Thursday, September 3, 2015

"The Ethics of Digital Manipulation" Response - Homework 2

To be perfectly honest, I don't completely understand why the ethics of digital manipulation are being questioned. It seems to me that this same thing has been discussed not only multiple times, but with the invention or development of every new art form. The only way to stay morally accepted in art, is to not claim to be what you are not. Do not lie with the intent of deceiving people into firmly believing that subjective art is fact. The concept of a "genre" in storytelling was to blatantly tell people that what they are reading is simply true or imaginative. That is why we have categories such as "Fiction" and "Non-fiction". Even painting can be separated into movements and categories (not exactly in the same way, but the fundamentals are there): "Abstraction" "Photo-realism" "Surrealism", etc. Art deserves to be expressed in every way by everyone. If ethics are going to be so brutally discussed, why make art at all? If you are a news broadcaster, tell the truth. If you are a storyteller, tell an imaginative tale.
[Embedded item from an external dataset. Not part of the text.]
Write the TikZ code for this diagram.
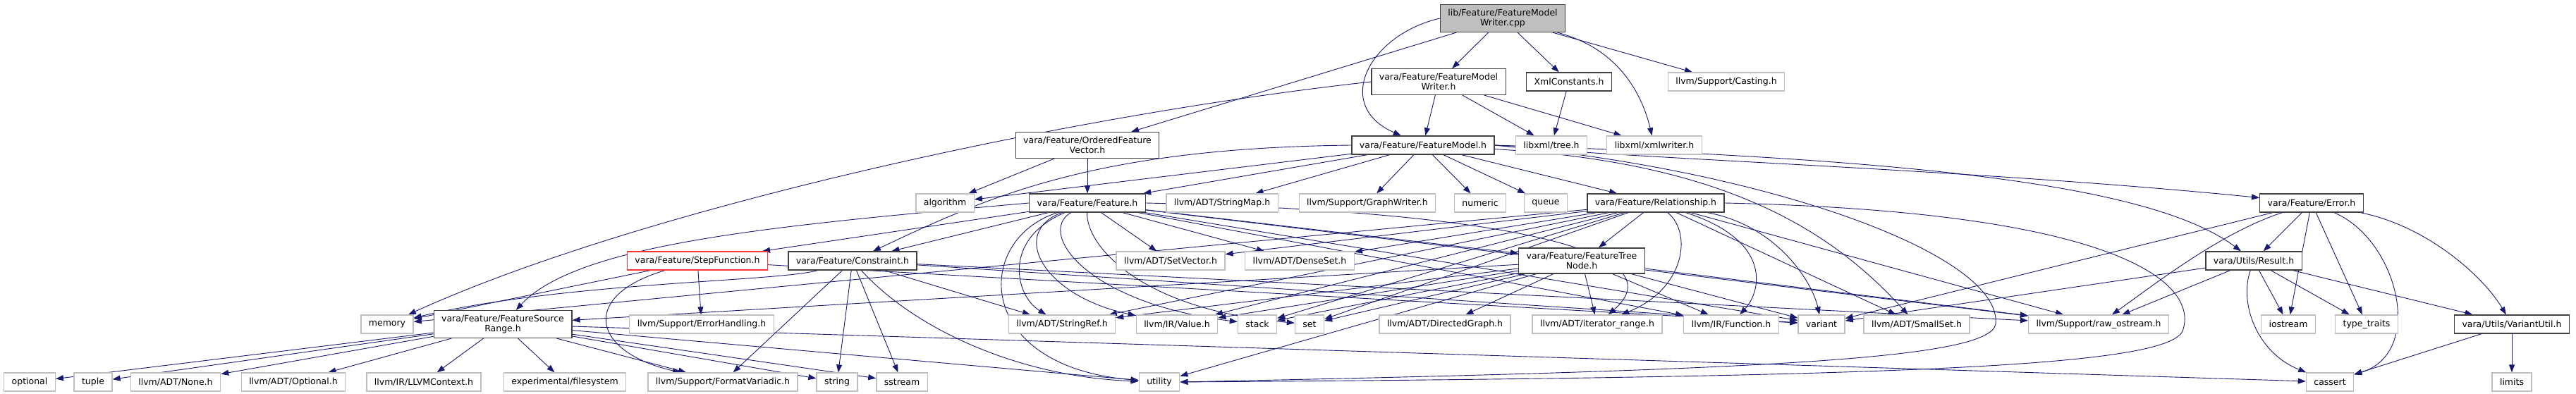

I understand that they are constantly confused (Hello, Fox News), but they have no excuse for being confused. I fully agree with the author's sense of ethics and morality, but I think at this point, they should not be up for debate. As long as the artist says something such as "Hey, this is just my interpretation of the thing, not the thing itself", it has a right to not be questioned. But if the artist says "Hey, this is actually the thing and can be used as an accurate portrayal of the thing", then it is no longer just art and has the right to be questioned. If people constantly intentionally lie to each other all of the time (whether through stories or photos or documentaries, etc), no one will be able to make sense of the world and we will all merely be living in each other's imaginations. If it happens unintentionally, then hopefully there are other truthful sources to back it up. Everything we know is subjective. Every absolute truth that we think we know is most likely made up or manipulated in one form or another. But as long as we know that, and as long as every one is on the same page of not intentionally lying to each other, photograph manipulation should not be a bigger issue than any other source of truth/not-truth that has been around for hundreds of years.